● Problem statement: Write out the full listing exactly as given, minus the images.

● Source material:
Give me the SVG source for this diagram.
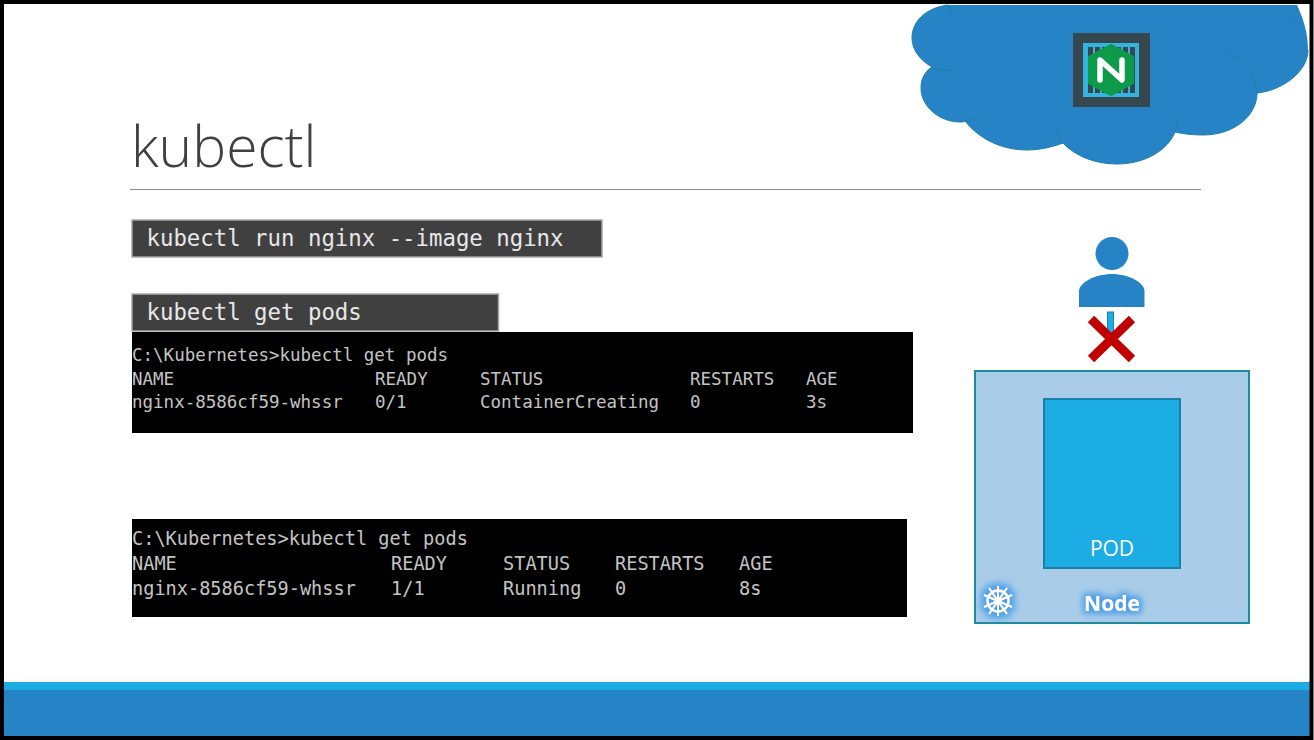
<svg xmlns="http://www.w3.org/2000/svg" width="1314" height="740" viewBox="0 0 1314 740">
<style>
.cmd{font-family:"DejaVu Sans Mono","Liberation Mono",monospace;font-size:22.35px;fill:#e8e8e8}
.cmdbox{fill:#404040;stroke:#a6a6a6;stroke-width:1.5}
.t1{font-family:"DejaVu Sans Mono","Liberation Mono",monospace;font-size:17.5px;fill:#c4c4c4}
.t2{font-family:"DejaVu Sans Mono","Liberation Mono",monospace;font-size:18.6px;fill:#c4c4c4}
.cl{fill:none;stroke:#1f7fa6;stroke-width:1}
.lbl{font-family:"Open Sans","Noto Sans",sans-serif;fill:#fff;text-anchor:middle}
</style>
<defs>
<filter id="glow" x="-40%" y="-60%" width="180%" height="220%">
<feMorphology in="SourceAlpha" operator="dilate" radius="3" result="m"/>
<feGaussianBlur in="m" stdDeviation="3" result="b"/>
<feFlood flood-color="#4a9fe8"/>
<feComposite in2="b" operator="in" result="c"/>
<feMerge><feMergeNode in="c"/><feMergeNode in="SourceGraphic"/></feMerge>
</filter>
</defs>
<rect width="1314" height="740" fill="#fff"/>

<g id="footer">
<rect x="4" y="682" width="1306" height="8" fill="#1cade4"/>
<rect x="4" y="690" width="1306" height="47" fill="#2683c6"/>
</g>

<g id="cloud">
<path d="M948 5C925 8 912 22 912 38C912 50 920 60 932 67C924 72 921 80 921 88C921 107 940 122 960 122C962 122 964 122 965 121C980 140 1003 150 1027 150C1040 150 1052 147 1063 143C1075 156 1095 164 1117 164C1145 164 1168 150 1175 132C1183 134 1193 135 1203 135C1235 135 1257 115 1257 93C1285 90 1308 70 1308 50C1308 32 1303 18 1297 5Z" fill="#2683c6"/>
<path class="cl" d="M948 5C925 8 912 22 912 38C912 50 920 60 932 67C924 72 921 80 921 88C921 107 940 122 960 122C962 122 964 122 965 121C980 140 1003 150 1027 150C1040 150 1052 147 1063 143C1075 156 1095 164 1117 164C1145 164 1168 150 1175 132C1183 134 1193 135 1203 135C1235 135 1257 115 1257 93C1285 90 1308 70 1308 50M948 5C949 9 950 12 951 14M932 67C938 70 947 71 956 70M965 121C969 121 972 120 976 118M1057 130C1058 135 1060 140 1063 143M1175 132C1176 127 1177 122 1177 117M1226 52C1245 60 1256 75 1257 93M1298 8C1296 15 1290 22 1282 27"/>
</g>

<g id="nginx-icon">
<rect x="1073" y="33" width="77" height="74" fill="#36474f"/>
<rect x="1083" y="43" width="56" height="54" fill="#33b5e0"/>
<g fill="#36474f">
<rect x="1088" y="47" width="5" height="46"/><rect x="1095" y="47" width="5" height="46"/><rect x="1102" y="47" width="5" height="46"/><rect x="1109" y="47" width="5" height="46"/><rect x="1116" y="47" width="5" height="46"/><rect x="1123" y="47" width="5" height="46"/><rect x="1130" y="47" width="5" height="46"/>
</g>
<polygon points="1111,45 1133,57 1133,83 1111,95 1089,83 1089,57" fill="#0d9a49" stroke="#0d9a49" stroke-width="2" stroke-linejoin="round"/>
<path d="M1100 80V60L1122 80V60" fill="none" stroke="#fff" stroke-width="5.5" stroke-linejoin="round" stroke-linecap="round"/>
</g>

<g id="title">
<text x="131" y="167" font-family="'Open Sans','Noto Sans',sans-serif" font-weight="300" font-size="57" fill="#404040">kubectl</text>
<line x1="130" y1="189.500" x2="1201" y2="189.500" stroke="#8c8c8c" stroke-width="1"/>
</g>

<g id="cmd-run">
<rect class="cmdbox" x="132" y="220" width="470" height="37"/>
<text class="cmd" x="146.500" y="246">kubectl run nginx --image nginx</text>
</g>

<g id="cmd-get">
<rect class="cmdbox" x="132" y="294" width="366.500" height="37"/>
<text class="cmd" x="146.500" y="320">kubectl get pods</text>
</g>

<g id="terminal-1">
<rect x="132" y="332" width="781" height="101" fill="#000"/>
<text class="t1" x="132" y="361">C:\Kubernetes&gt;kubectl get pods</text>
<text class="t1" y="385"><tspan x="132">NAME</tspan><tspan x="375">READY</tspan><tspan x="480">STATUS</tspan><tspan x="690">RESTARTS</tspan><tspan x="806">AGE</tspan></text>
<text class="t1" y="408"><tspan x="132">nginx-8586cf59-whssr</tspan><tspan x="375">0/1</tspan><tspan x="480">ContainerCreating</tspan><tspan x="690">0</tspan><tspan x="806">3s</tspan></text>
</g>

<g id="terminal-2">
<rect x="132" y="519" width="775" height="98" fill="#000"/>
<text class="t2" x="132" y="545">C:\Kubernetes&gt;kubectl get pods</text>
<text class="t2" y="570"><tspan x="132">NAME</tspan><tspan x="391">READY</tspan><tspan x="503">STATUS</tspan><tspan x="615">RESTARTS</tspan><tspan x="739">AGE</tspan></text>
<text class="t2" y="595"><tspan x="132">nginx-8586cf59-whssr</tspan><tspan x="391">1/1</tspan><tspan x="503">Running</tspan><tspan x="615">0</tspan><tspan x="739">8s</tspan></text>
</g>

<g id="user">
<circle cx="1112" cy="253.500" r="16.500" fill="#2683c6"/>
<path d="M1079 307V291C1079 283 1095 274 1112 274C1129 274 1144.500 283 1144.500 291V307Z" fill="#2683c6"/>
</g>

<g id="connectors">
<rect x="1107.500" y="312" width="6" height="22" fill="#1cade4" stroke="#1f7fa6" stroke-width="1"/>
<path d="M1091 319L1132 359M1132 319L1091 359" fill="none" stroke="#c00000" stroke-width="9"/>
</g>

<g id="node">
<rect x="975" y="371" width="274" height="252" fill="#a9cce8" stroke="#1f8a9c" stroke-width="2"/>
<g filter="url(#glow)">
<g fill="none" stroke="#fff">
<circle cx="998" cy="601" r="10.500" stroke-width="2.400"/>
<circle cx="998" cy="601" r="2.500" stroke-width="1.800"/>
<path stroke-width="2" d="M998 586V616M984 595L1012 607M1012 595L984 607M989 614L1007 588M1007 614L989 588"/>
</g>
</g>
<text class="lbl" x="1112" y="611" font-size="21" font-weight="700" filter="url(#glow)">Node</text>
</g>

<g id="pod">
<rect x="1044" y="399" width="136" height="169" fill="#1cade4" stroke="#1b7fa8" stroke-width="2"/>
<text class="lbl" x="1112" y="556" font-size="21">POD</text>
</g>

<rect x="2" y="2" width="1309.500" height="736" fill="none" stroke="#000" stroke-width="4"/>
</svg>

● Response below:
Give me the SVG source for this diagram.
<svg xmlns="http://www.w3.org/2000/svg" width="1314" height="740" viewBox="0 0 1314 740">
<style>
.cmd{font-family:"DejaVu Sans Mono","Liberation Mono",monospace;font-size:22.35px;fill:#e8e8e8}
.cmdbox{fill:#404040;stroke:#a6a6a6;stroke-width:1.5}
.t1{font-family:"DejaVu Sans Mono","Liberation Mono",monospace;font-size:17.5px;fill:#c4c4c4}
.t2{font-family:"DejaVu Sans Mono","Liberation Mono",monospace;font-size:18.6px;fill:#c4c4c4}
.cl{fill:none;stroke:#1f7fa6;stroke-width:1}
.lbl{font-family:"Open Sans","Noto Sans",sans-serif;fill:#fff;text-anchor:middle}
</style>
<defs>
<filter id="glow" x="-40%" y="-60%" width="180%" height="220%">
<feMorphology in="SourceAlpha" operator="dilate" radius="3" result="m"/>
<feGaussianBlur in="m" stdDeviation="3" result="b"/>
<feFlood flood-color="#4a9fe8"/>
<feComposite in2="b" operator="in" result="c"/>
<feMerge><feMergeNode in="c"/><feMergeNode in="SourceGraphic"/></feMerge>
</filter>
</defs>
<rect width="1314" height="740" fill="#fff"/>

<g id="footer">
<rect x="4" y="682" width="1306" height="8" fill="#1cade4"/>
<rect x="4" y="690" width="1306" height="47" fill="#2683c6"/>
</g>

<g id="cloud">
<path d="M948 5C925 8 912 22 912 38C912 50 920 60 932 67C924 72 921 80 921 88C921 107 940 122 960 122C962 122 964 122 965 121C980 140 1003 150 1027 150C1040 150 1052 147 1063 143C1075 156 1095 164 1117 164C1145 164 1168 150 1175 132C1183 134 1193 135 1203 135C1235 135 1257 115 1257 93C1285 90 1308 70 1308 50C1308 32 1303 18 1297 5Z" fill="#2683c6"/>
<path class="cl" d="M948 5C925 8 912 22 912 38C912 50 920 60 932 67C924 72 921 80 921 88C921 107 940 122 960 122C962 122 964 122 965 121C980 140 1003 150 1027 150C1040 150 1052 147 1063 143C1075 156 1095 164 1117 164C1145 164 1168 150 1175 132C1183 134 1193 135 1203 135C1235 135 1257 115 1257 93C1285 90 1308 70 1308 50M948 5C949 9 950 12 951 14M932 67C938 70 947 71 956 70M965 121C969 121 972 120 976 118M1057 130C1058 135 1060 140 1063 143M1175 132C1176 127 1177 122 1177 117M1226 52C1245 60 1256 75 1257 93M1298 8C1296 15 1290 22 1282 27"/>
</g>

<g id="nginx-icon">
<rect x="1073" y="33" width="77" height="74" fill="#36474f"/>
<rect x="1083" y="43" width="56" height="54" fill="#33b5e0"/>
<g fill="#36474f">
<rect x="1088" y="47" width="5" height="46"/><rect x="1095" y="47" width="5" height="46"/><rect x="1102" y="47" width="5" height="46"/><rect x="1109" y="47" width="5" height="46"/><rect x="1116" y="47" width="5" height="46"/><rect x="1123" y="47" width="5" height="46"/><rect x="1130" y="47" width="5" height="46"/>
</g>
<polygon points="1111,45 1133,57 1133,83 1111,95 1089,83 1089,57" fill="#0d9a49" stroke="#0d9a49" stroke-width="2" stroke-linejoin="round"/>
<path d="M1100 80V60L1122 80V60" fill="none" stroke="#fff" stroke-width="5.5" stroke-linejoin="round" stroke-linecap="round"/>
</g>

<g id="title">
<text x="131" y="167" font-family="'Open Sans','Noto Sans',sans-serif" font-weight="300" font-size="57" fill="#404040">kubectl</text>
<line x1="130" y1="189.500" x2="1201" y2="189.500" stroke="#8c8c8c" stroke-width="1"/>
</g>

<g id="cmd-run">
<rect class="cmdbox" x="132" y="220" width="470" height="37"/>
<text class="cmd" x="146.500" y="246">kubectl run nginx --image nginx</text>
</g>

<g id="cmd-get">
<rect class="cmdbox" x="132" y="294" width="366.500" height="37"/>
<text class="cmd" x="146.500" y="320">kubectl get pods</text>
</g>

<g id="terminal-1">
<rect x="132" y="332" width="781" height="101" fill="#000"/>
<text class="t1" x="132" y="361">C:\Kubernetes&gt;kubectl get pods</text>
<text class="t1" y="385"><tspan x="132">NAME</tspan><tspan x="375">READY</tspan><tspan x="480">STATUS</tspan><tspan x="690">RESTARTS</tspan><tspan x="806">AGE</tspan></text>
<text class="t1" y="408"><tspan x="132">nginx-8586cf59-whssr</tspan><tspan x="375">0/1</tspan><tspan x="480">ContainerCreating</tspan><tspan x="690">0</tspan><tspan x="806">3s</tspan></text>
</g>

<g id="terminal-2">
<rect x="132" y="519" width="775" height="98" fill="#000"/>
<text class="t2" x="132" y="545">C:\Kubernetes&gt;kubectl get pods</text>
<text class="t2" y="570"><tspan x="132">NAME</tspan><tspan x="391">READY</tspan><tspan x="503">STATUS</tspan><tspan x="615">RESTARTS</tspan><tspan x="739">AGE</tspan></text>
<text class="t2" y="595"><tspan x="132">nginx-8586cf59-whssr</tspan><tspan x="391">1/1</tspan><tspan x="503">Running</tspan><tspan x="615">0</tspan><tspan x="739">8s</tspan></text>
</g>

<g id="user">
<circle cx="1112" cy="253.500" r="16.500" fill="#2683c6"/>
<path d="M1079 307V291C1079 283 1095 274 1112 274C1129 274 1144.500 283 1144.500 291V307Z" fill="#2683c6"/>
</g>

<g id="connectors">
<rect x="1107.500" y="312" width="6" height="22" fill="#1cade4" stroke="#1f7fa6" stroke-width="1"/>
<path d="M1091 319L1132 359M1132 319L1091 359" fill="none" stroke="#c00000" stroke-width="9"/>
</g>

<g id="node">
<rect x="975" y="371" width="274" height="252" fill="#a9cce8" stroke="#1f8a9c" stroke-width="2"/>
<g filter="url(#glow)">
<g fill="none" stroke="#fff">
<circle cx="998" cy="601" r="10.500" stroke-width="2.400"/>
<circle cx="998" cy="601" r="2.500" stroke-width="1.800"/>
<path stroke-width="2" d="M998 586V616M984 595L1012 607M1012 595L984 607M989 614L1007 588M1007 614L989 588"/>
</g>
</g>
<text class="lbl" x="1112" y="611" font-size="21" font-weight="700" filter="url(#glow)">Node</text>
</g>

<g id="pod">
<rect x="1044" y="399" width="136" height="169" fill="#1cade4" stroke="#1b7fa8" stroke-width="2"/>
<text class="lbl" x="1112" y="556" font-size="21">POD</text>
</g>

<rect x="2" y="2" width="1309.500" height="736" fill="none" stroke="#000" stroke-width="4"/>
</svg>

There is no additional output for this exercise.